POINT: The ACA is the law of the land — Move on


In the wake of House Republicans’ failed attempt to pass their bill to repeal the Affordable Care Act, the key lesson is clear: It’s time to move on.

The ACA is the law of the land, and it has become a fundamental part of our nation’s health care system. Not only do more than 20 million Americans have coverage thanks to the ACA, the law also put in place important protections for consumers, and it has helped slow the growth in health care costs compared to pre-ACA trends. While there’s more work to do to make affordable, quality health care a reality for all Americans, repealing the ACA would take us backward, jeopardizing the health and financial security of tens of millions of Americans.

Unfortunately, it appears that the Trump administration and House Republicans haven’t gotten the message. They are reportedly discussing a deal to revive the House Republican leadership’s ACA repeal bill — the American Health Care Act. This is a mistake.

A recent poll found that just 17 percent of the public supported the Republican bill. And, for good reason. The bill would be a disaster for the country. It would cut more than $1.1 trillion from Medicaid and subsidies that help moderate-income people afford health coverage and would spend the savings on tax cuts for high-income Americans and corporations. As a result, twenty-four million people would lose health insurance coverage by 2026, according to Congressional Budget Office estimates.

The problems with the House bill simply aren’t fixable. And changes reportedly being considered to gain the support of House conservatives would only make it worse. They would let states dismantle protections for people with pre-existing conditions and eliminate requirements that health insurance plans cover basic services like maternity care, prescription drugs, and mental health and substance use treatment.

So, how should we move forward?

First, stop talking about repeal. Republican leaders’ continued talk of bringing some version of their ACA repeal plan to a vote is harmful to individual market consumers. That’s because insurers are currently making premium and participation decisions for 2018, with state rate filing deadlines starting in just a few weeks. If enacted, the AHCA would substantially increase per-enrollee costs and reduce individual market enrollment next year. Continued talk of bringing the bill to a vote will lead insurers to propose higher rates, or it could discourage them from offering plans in the individual market at all.

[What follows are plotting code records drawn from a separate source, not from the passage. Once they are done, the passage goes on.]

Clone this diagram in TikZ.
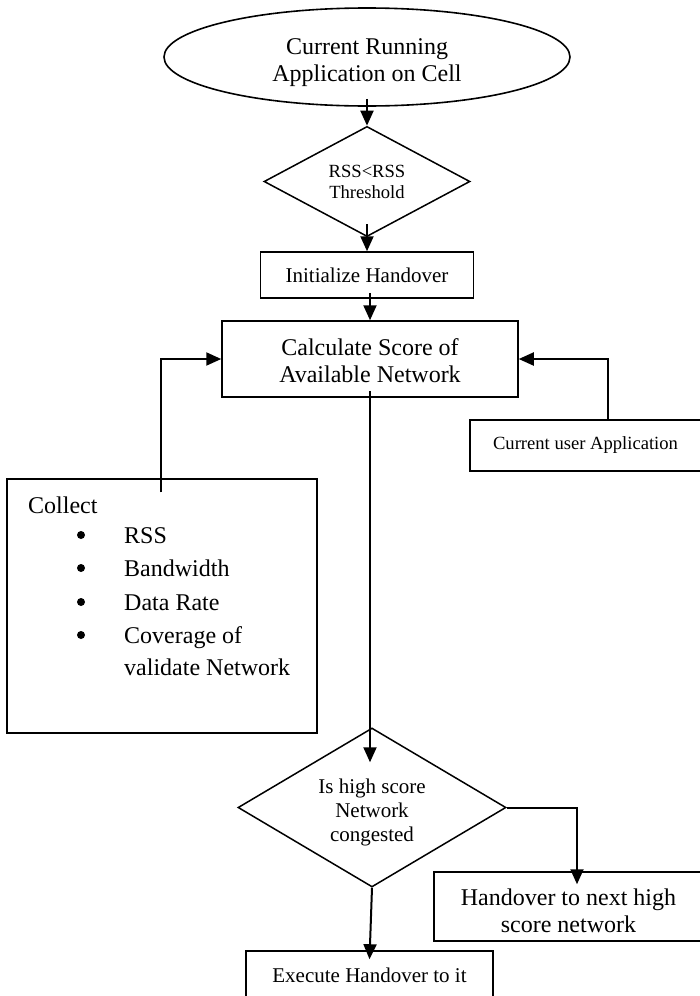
\documentclass[tikz,border=0pt]{standalone}
\usepackage{fontspec}
\setmainfont{Liberation Serif}
\usetikzlibrary{shapes.geometric,arrows.meta,calc}
\begin{document}
\begin{tikzpicture}[x=1pt,y=-1pt,
  box/.style={draw, line width=1.5pt, rectangle, inner sep=0pt, align=center},
  dia/.style={draw, line width=1.5pt, diamond, inner sep=0pt, align=center},
  conn/.style={line width=2pt, -{Triangle[length=15pt,width=13pt]}},
  big/.style={font=\fontsize{24}{27}\selectfont},
  mid/.style={font=\fontsize{21}{24}\selectfont},
  sml/.style={font=\fontsize{18.6}{21}\selectfont},
  item/.style={big, anchor=base west, inner sep=0pt},
  txt/.style={align=center, inner sep=0pt},
  bul/.style={fill=black},
]
\useasboundingbox (0,0) rectangle (700,996);
\node[draw, line width=1.6pt, ellipse, minimum width=406pt, minimum height=98pt, inner sep=0pt] (ell) at (367,57) {};
\node[txt, big] (ellt) at ($(ell.center)+(0,6)$) {Current Running\\Application on Cell};
\node[dia, minimum width=206pt, minimum height=109pt, sml] (d1) at (367,181.5) {RSS<RSS\\Threshold};
\node[box, minimum width=213pt, minimum height=46pt, mid] (init) at (367,275) {Initialize Handover};
\node[box, minimum width=296pt, minimum height=76pt] (calc) at (370,359) {};
\node[txt, big] (calct) at ($(calc.center)+(0,2)$) {Calculate Score of\\Available Network};
\node[box, minimum width=231pt, minimum height=51pt, sml] (cua) at (585.5,445.5) {Current user Application};
\node[box, minimum width=310pt, minimum height=254pt] (collect) at (162,606) {};
\node[item] (c0) at (28,513) {Collect};
\node[item] (c1) at (124,543) {RSS};
\node[item] (c2) at (124,576) {Bandwidth};
\node[item] (c3) at (124,610) {Data Rate};
\node[item] (c4) at (124,643) {Coverage of};
\node[item] (c5) at (124,675) {validate Network};
\fill[bul] (81,535) circle (4pt);
\fill[bul] (81,568) circle (4pt);
\fill[bul] (81,602) circle (4pt);
\fill[bul] (81,635) circle (4pt);
\node[dia, minimum width=268pt, minimum height=159pt] (d2) at (372,807.5) {};
\node[txt, mid] (d2t) at ($(d2.center)+(0,5)$) {Is high score\\Network\\congested};
\node[box, minimum width=267pt, minimum height=69pt] (ho) at (567.5,906.5) {};
\node[txt, big] (hot) at ($(ho.center)+(1,4)$) {Handover to next high\\score network};
\node[box, minimum width=247pt, minimum height=49pt, mid] (exec) at (369.5,975.5) {Execute Handover to it};

\draw[conn] ($(ell.south)+(0,-8)$) -- (d1.north);
\draw[conn] ($(d1.south)+(0,-13)$) -- (init.north);
\draw[conn] ($(init.south -| calc.north)+(0,-6)$) -- (calc.north);
\draw[conn] ($(calc.south)+(0,-7)$) -- ($(d2.north -| calc.south)+(0,35)$);
\draw[conn] ($(collect.north west)+(155,14)$) |- (calc.west);
\draw[conn] ($(cua.north)+(22.5,0)$) |- (calc.east);
\draw[conn] (d2.east) -| ($(ho.north)+(9.5,13)$);
\draw[conn] (d2.south) -- ($(exec.north)+(0,9)$);
\end{tikzpicture}
\end{document}
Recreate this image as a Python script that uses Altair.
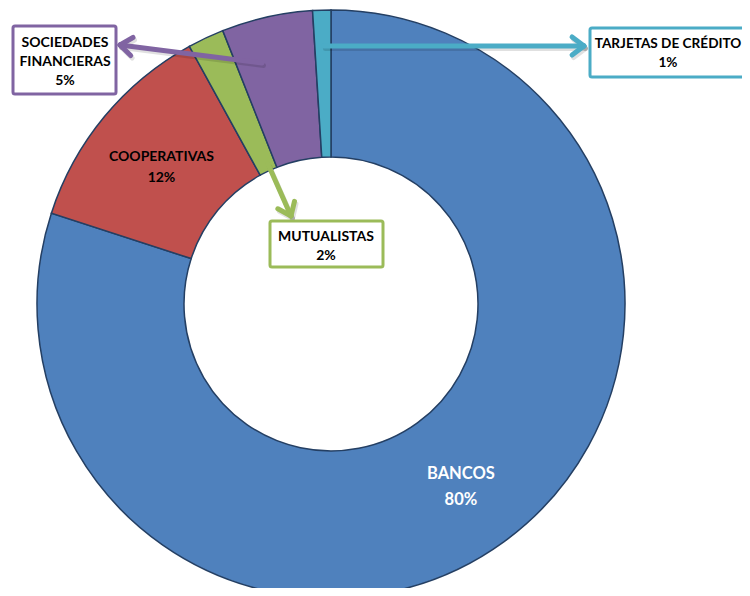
import math
import altair as alt
import pandas as pd

# ---------------- data ----------------
categories = ["BANCOS", "COOPERATIVAS", "MUTUALISTAS", "SOCIEDADES FINANCIERAS", "TARJETAS DE CRÉDITO"]
values = [80, 12, 2, 5, 1]
pct_labels = ["80%", "12%", "2%", "5%", "1%"]
colors = ["#4F81BD", "#C0504D", "#9BBB59", "#8064A2", "#4BACC6"]

# ---------------- layout (page pixels) ----------------
OFF = 8
W, H = 734, 580
CX, CY = 331 - OFF, 304 - OFF
R_OUT, R_IN = 294, 147
FONT = "Lato"
EDGE = "#243F63"

df = pd.DataFrame({
    "cat": categories,
    "value": values,
    "idx": list(range(len(categories))),
    "pct": pct_labels,
})
df["lab_white"] = [c + "\n" + p if c == "BANCOS" else "" for c, p in zip(categories, pct_labels)]
df["lab_black"] = [c + "\n" + p if c == "COOPERATIVAS" else "" for c, p in zip(categories, pct_labels)]

base = alt.Chart(df).encode(
    theta=alt.Theta("value:Q", stack=True),
    order=alt.Order("idx:Q"),
    x=alt.value(CX),
    y=alt.value(CY),
)

arcs = base.mark_arc(outerRadius=R_OUT, innerRadius=R_IN, stroke=EDGE, strokeWidth=1.5).encode(
    color=alt.Color("cat:N", scale=alt.Scale(domain=categories, range=colors), legend=None)
)

lab_w = base.mark_text(radius=221, dy=-9, font=FONT, fontWeight="bold", fontSize=16.5,
                       lineBreak="\n", lineHeight=26, color="white",
                       align="center", baseline="middle").encode(text="lab_white:N")
lab_b = base.mark_text(radius=220, dy=-7, font=FONT, fontWeight="bold", fontSize=14,
                       lineBreak="\n", lineHeight=21, color="black",
                       align="center", baseline="middle").encode(text="lab_black:N")

# callouts: box rect, text lines, arrow (tail -> tip)
soc_i = categories.index("SOCIEDADES FINANCIERAS")
tar_i = categories.index("TARJETAS DE CRÉDITO")
mut_i = categories.index("MUTUALISTAS")

callouts = [
    dict(i=soc_i, box=(13, 26, 116, 94), cx=65, lines_y=[43, 62, 81], fs=14,
         lines=categories[soc_i].split(" ") + [pct_labels[soc_i]],
         tail=(262, 63), tip=(120, 45)),
    dict(i=tar_i, box=(590, 28, 760, 77), cx=668, lines_y=[44, 63], fs=13.6,
         lines=[categories[tar_i], pct_labels[tar_i]],
         tail=(324, 46), tip=(584, 46)),
    dict(i=mut_i, box=(270, 221, 383, 267), cx=326, lines_y=[237, 256], fs=14,
         lines=[categories[mut_i], pct_labels[mut_i]],
         tail=(268, 164), tip=(291, 216)),
]

box_rows, txt_rows, seg_rows = [], [], []
for c in callouts:
    col = colors[c["i"]]
    x1, y1, x2, y2 = c["box"]
    box_rows.append(dict(x=x1 - OFF, y=y1 - OFF, x2=x2 - OFF, y2=y2 - OFF, col=col))
    for t, yy in zip(c["lines"], c["lines_y"]):
        txt_rows.append(dict(x=c["cx"] - OFF, y=yy - OFF, t=t, fs=c["fs"]))
    tx, ty = c["tail"]
    hx, hy = c["tip"]
    seg_rows.append(dict(x=tx - OFF, y=ty - OFF, x2=hx - OFF, y2=hy - OFF, col=col))
    ang = math.atan2(ty - hy, tx - hx)
    L = 15
    for s in (-0.65, 0.65):
        seg_rows.append(dict(x=hx - OFF, y=hy - OFF,
                             x2=hx - OFF + L * math.cos(ang + s),
                             y2=hy - OFF + L * math.sin(ang + s), col=col))

seg_df = pd.DataFrame(seg_rows)
shadow_df = seg_df.copy()
for k in ("x", "x2"):
    shadow_df[k] = shadow_df[k] + 1.5
for k in ("y", "y2"):
    shadow_df[k] = shadow_df[k] + 2.5

shadows = alt.Chart(shadow_df).mark_rule(strokeWidth=5, strokeCap="round", color="#000000", opacity=0.12).encode(
    x=alt.X("x:Q", scale=None), y=alt.Y("y:Q", scale=None),
    x2="x2:Q", y2="y2:Q")

arrows = alt.Chart(seg_df).mark_rule(strokeWidth=5, strokeCap="round").encode(
    x=alt.X("x:Q", scale=None), y=alt.Y("y:Q", scale=None),
    x2="x2:Q", y2="y2:Q",
    color=alt.Color("col:N", scale=None))

boxes = alt.Chart(pd.DataFrame(box_rows)).mark_rect(fill="white", strokeWidth=3, cornerRadius=2).encode(
    x=alt.X("x:Q", scale=None), y=alt.Y("y:Q", scale=None),
    x2="x2:Q", y2="y2:Q",
    stroke=alt.Stroke("col:N", scale=None))

box_txt = alt.Chart(pd.DataFrame(txt_rows)).mark_text(
    font=FONT, fontWeight="bold", color="black", align="center", baseline="middle").encode(
    x=alt.X("x:Q", scale=None), y=alt.Y("y:Q", scale=None), text="t:N",
    size=alt.Size("fs:Q", scale=None))

chart = alt.layer(arcs, lab_w, lab_b, shadows, arrows, boxes, box_txt).properties(
    width=W, height=H, autosize=alt.AutoSizeParams(type="none"), padding=0,
    background="white",
).configure_view(stroke=None)

chart.save("out.html", embed_options={"renderer": "svg", "actions": False})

Second, support, don’t sabotage, the ACA. President Trump says the ACA is “exploding right now” — but it’s not. In reality, health insurance markets are generally stable under the ACA, and insurers’ financial situation has improved. What could cause a crisis in the market, however, is if the president takes more steps — on top of some troubling actions to date — to make his prediction of this being a “very bad year” for the ACA come true.

These steps, all of which would be costly for consumers, could include:

  • Halting cost-sharing reduction payments that help lower out-of-pocket costs for more than 6 million people with ACA marketplace plans.
  • Weakening or failing to enforce the ACA’s mandate for individuals to have coverage or pay a penalty.
  • Undermining the enrollment process to reduce enrollment in ACA plans, particularly among healthier people.

Public support for the ACA is at an all-time high, and three-fourths of the public think the Trump administration should do what it can to make the current health care law work. That means that even opponents of the law recognize that sabotaging it would only hurt the millions of Americans who rely on the ACA for health coverage.

It is time for congressional Republicans and the administration to move on from attempts to undermine or repeal the ACA. Instead, they, along with the states, should work to strengthen it so we can continue our historic progress toward making health insurance affordable and accessible for all.

Sarah Lueck in a senior policy analyst at the Center on Budget and Policy Priorities. She wrote this for InsideSources.com.